→ Material:

=-=-=-=-=

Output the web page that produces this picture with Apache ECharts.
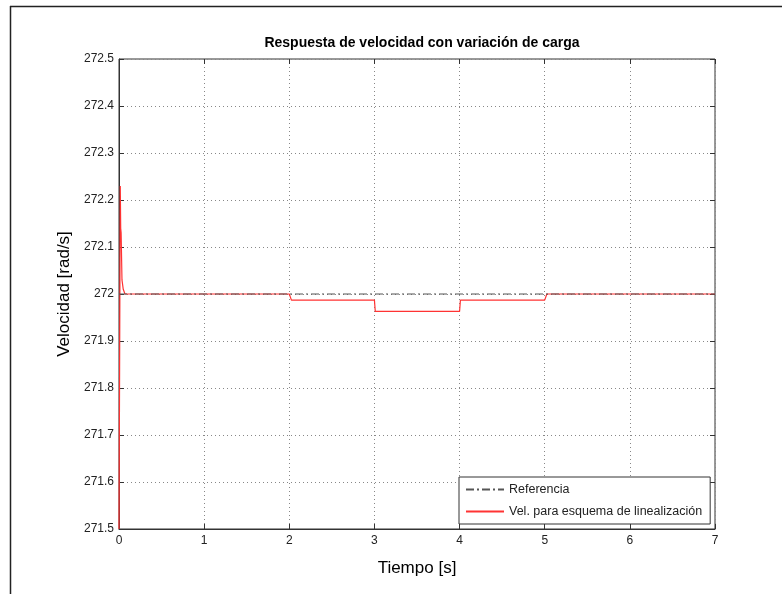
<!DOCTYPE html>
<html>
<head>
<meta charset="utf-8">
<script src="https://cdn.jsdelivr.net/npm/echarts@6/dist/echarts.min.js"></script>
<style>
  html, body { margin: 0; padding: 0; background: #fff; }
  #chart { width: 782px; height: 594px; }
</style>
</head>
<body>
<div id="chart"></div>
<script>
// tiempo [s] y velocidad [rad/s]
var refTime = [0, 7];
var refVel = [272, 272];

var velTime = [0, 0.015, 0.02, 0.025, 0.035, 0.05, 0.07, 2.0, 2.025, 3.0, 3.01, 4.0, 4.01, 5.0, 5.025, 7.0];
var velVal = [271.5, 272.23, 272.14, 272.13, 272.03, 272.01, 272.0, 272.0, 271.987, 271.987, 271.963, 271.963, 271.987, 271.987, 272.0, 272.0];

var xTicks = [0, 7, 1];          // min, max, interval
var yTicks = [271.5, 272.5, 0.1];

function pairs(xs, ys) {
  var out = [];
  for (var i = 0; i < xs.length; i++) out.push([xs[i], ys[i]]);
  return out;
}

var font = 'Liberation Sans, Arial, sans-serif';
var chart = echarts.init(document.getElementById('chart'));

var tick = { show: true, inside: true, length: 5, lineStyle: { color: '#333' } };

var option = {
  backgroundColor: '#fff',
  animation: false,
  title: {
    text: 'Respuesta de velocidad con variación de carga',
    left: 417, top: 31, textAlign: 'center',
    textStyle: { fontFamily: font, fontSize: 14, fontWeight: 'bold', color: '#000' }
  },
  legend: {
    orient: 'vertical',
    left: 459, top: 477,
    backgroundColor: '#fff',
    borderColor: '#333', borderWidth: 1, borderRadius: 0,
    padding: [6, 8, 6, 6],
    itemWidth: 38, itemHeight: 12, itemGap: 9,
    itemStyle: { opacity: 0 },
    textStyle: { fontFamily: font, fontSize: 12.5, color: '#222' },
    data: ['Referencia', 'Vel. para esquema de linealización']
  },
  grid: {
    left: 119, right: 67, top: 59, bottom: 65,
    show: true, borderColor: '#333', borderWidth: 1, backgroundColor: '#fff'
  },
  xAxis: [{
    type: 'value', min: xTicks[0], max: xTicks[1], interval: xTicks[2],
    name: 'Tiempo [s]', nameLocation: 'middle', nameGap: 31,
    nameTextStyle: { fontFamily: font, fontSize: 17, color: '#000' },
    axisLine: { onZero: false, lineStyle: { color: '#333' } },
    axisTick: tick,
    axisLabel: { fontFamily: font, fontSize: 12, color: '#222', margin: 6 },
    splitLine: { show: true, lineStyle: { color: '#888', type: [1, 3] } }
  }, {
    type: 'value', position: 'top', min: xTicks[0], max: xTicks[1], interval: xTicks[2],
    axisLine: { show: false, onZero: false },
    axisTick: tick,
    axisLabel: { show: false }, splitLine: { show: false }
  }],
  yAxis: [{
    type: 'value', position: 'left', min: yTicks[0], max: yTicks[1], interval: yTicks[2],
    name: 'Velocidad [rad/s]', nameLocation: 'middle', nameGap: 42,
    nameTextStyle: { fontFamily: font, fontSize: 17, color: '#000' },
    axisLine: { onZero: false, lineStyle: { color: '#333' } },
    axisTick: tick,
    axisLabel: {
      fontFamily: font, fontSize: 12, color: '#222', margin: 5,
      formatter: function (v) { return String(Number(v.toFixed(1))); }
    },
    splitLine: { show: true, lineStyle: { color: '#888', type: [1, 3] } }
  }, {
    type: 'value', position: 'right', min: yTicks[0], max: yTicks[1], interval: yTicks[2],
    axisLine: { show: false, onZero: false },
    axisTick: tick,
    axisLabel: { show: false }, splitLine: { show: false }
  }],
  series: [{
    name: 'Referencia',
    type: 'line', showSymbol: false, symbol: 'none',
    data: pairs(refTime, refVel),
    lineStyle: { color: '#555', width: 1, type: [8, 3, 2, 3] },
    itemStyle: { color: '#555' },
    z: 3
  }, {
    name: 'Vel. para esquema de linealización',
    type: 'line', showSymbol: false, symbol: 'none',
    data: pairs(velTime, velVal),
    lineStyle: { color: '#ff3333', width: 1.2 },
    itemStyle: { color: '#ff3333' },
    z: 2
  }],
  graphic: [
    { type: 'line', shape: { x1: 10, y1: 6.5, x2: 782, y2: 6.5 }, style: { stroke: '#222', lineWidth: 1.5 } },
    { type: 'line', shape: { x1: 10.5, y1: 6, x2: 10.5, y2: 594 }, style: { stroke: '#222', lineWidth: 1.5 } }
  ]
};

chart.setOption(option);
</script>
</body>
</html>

=-=-=-=-=

→ Required task: Omit every picture, then reproduce the rest of the listing exactly.

→ Correct response:
Output the web page that produces this picture with Apache ECharts.
<!DOCTYPE html>
<html>
<head>
<meta charset="utf-8">
<script src="https://cdn.jsdelivr.net/npm/echarts@6/dist/echarts.min.js"></script>
<style>
  html, body { margin: 0; padding: 0; background: #fff; }
  #chart { width: 782px; height: 594px; }
</style>
</head>
<body>
<div id="chart"></div>
<script>
// tiempo [s] y velocidad [rad/s]
var refTime = [0, 7];
var refVel = [272, 272];

var velTime = [0, 0.015, 0.02, 0.025, 0.035, 0.05, 0.07, 2.0, 2.025, 3.0, 3.01, 4.0, 4.01, 5.0, 5.025, 7.0];
var velVal = [271.5, 272.23, 272.14, 272.13, 272.03, 272.01, 272.0, 272.0, 271.987, 271.987, 271.963, 271.963, 271.987, 271.987, 272.0, 272.0];

var xTicks = [0, 7, 1];          // min, max, interval
var yTicks = [271.5, 272.5, 0.1];

function pairs(xs, ys) {
  var out = [];
  for (var i = 0; i < xs.length; i++) out.push([xs[i], ys[i]]);
  return out;
}

var font = 'Liberation Sans, Arial, sans-serif';
var chart = echarts.init(document.getElementById('chart'));

var tick = { show: true, inside: true, length: 5, lineStyle: { color: '#333' } };

var option = {
  backgroundColor: '#fff',
  animation: false,
  title: {
    text: 'Respuesta de velocidad con variación de carga',
    left: 417, top: 31, textAlign: 'center',
    textStyle: { fontFamily: font, fontSize: 14, fontWeight: 'bold', color: '#000' }
  },
  legend: {
    orient: 'vertical',
    left: 459, top: 477,
    backgroundColor: '#fff',
    borderColor: '#333', borderWidth: 1, borderRadius: 0,
    padding: [6, 8, 6, 6],
    itemWidth: 38, itemHeight: 12, itemGap: 9,
    itemStyle: { opacity: 0 },
    textStyle: { fontFamily: font, fontSize: 12.5, color: '#222' },
    data: ['Referencia', 'Vel. para esquema de linealización']
  },
  grid: {
    left: 119, right: 67, top: 59, bottom: 65,
    show: true, borderColor: '#333', borderWidth: 1, backgroundColor: '#fff'
  },
  xAxis: [{
    type: 'value', min: xTicks[0], max: xTicks[1], interval: xTicks[2],
    name: 'Tiempo [s]', nameLocation: 'middle', nameGap: 31,
    nameTextStyle: { fontFamily: font, fontSize: 17, color: '#000' },
    axisLine: { onZero: false, lineStyle: { color: '#333' } },
    axisTick: tick,
    axisLabel: { fontFamily: font, fontSize: 12, color: '#222', margin: 6 },
    splitLine: { show: true, lineStyle: { color: '#888', type: [1, 3] } }
  }, {
    type: 'value', position: 'top', min: xTicks[0], max: xTicks[1], interval: xTicks[2],
    axisLine: { show: false, onZero: false },
    axisTick: tick,
    axisLabel: { show: false }, splitLine: { show: false }
  }],
  yAxis: [{
    type: 'value', position: 'left', min: yTicks[0], max: yTicks[1], interval: yTicks[2],
    name: 'Velocidad [rad/s]', nameLocation: 'middle', nameGap: 42,
    nameTextStyle: { fontFamily: font, fontSize: 17, color: '#000' },
    axisLine: { onZero: false, lineStyle: { color: '#333' } },
    axisTick: tick,
    axisLabel: {
      fontFamily: font, fontSize: 12, color: '#222', margin: 5,
      formatter: function (v) { return String(Number(v.toFixed(1))); }
    },
    splitLine: { show: true, lineStyle: { color: '#888', type: [1, 3] } }
  }, {
    type: 'value', position: 'right', min: yTicks[0], max: yTicks[1], interval: yTicks[2],
    axisLine: { show: false, onZero: false },
    axisTick: tick,
    axisLabel: { show: false }, splitLine: { show: false }
  }],
  series: [{
    name: 'Referencia',
    type: 'line', showSymbol: false, symbol: 'none',
    data: pairs(refTime, refVel),
    lineStyle: { color: '#555', width: 1, type: [8, 3, 2, 3] },
    itemStyle: { color: '#555' },
    z: 3
  }, {
    name: 'Vel. para esquema de linealización',
    type: 'line', showSymbol: false, symbol: 'none',
    data: pairs(velTime, velVal),
    lineStyle: { color: '#ff3333', width: 1.2 },
    itemStyle: { color: '#ff3333' },
    z: 2
  }],
  graphic: [
    { type: 'line', shape: { x1: 10, y1: 6.5, x2: 782, y2: 6.5 }, style: { stroke: '#222', lineWidth: 1.5 } },
    { type: 'line', shape: { x1: 10.5, y1: 6, x2: 10.5, y2: 594 }, style: { stroke: '#222', lineWidth: 1.5 } }
  ]
};

chart.setOption(option);
</script>
</body>
</html>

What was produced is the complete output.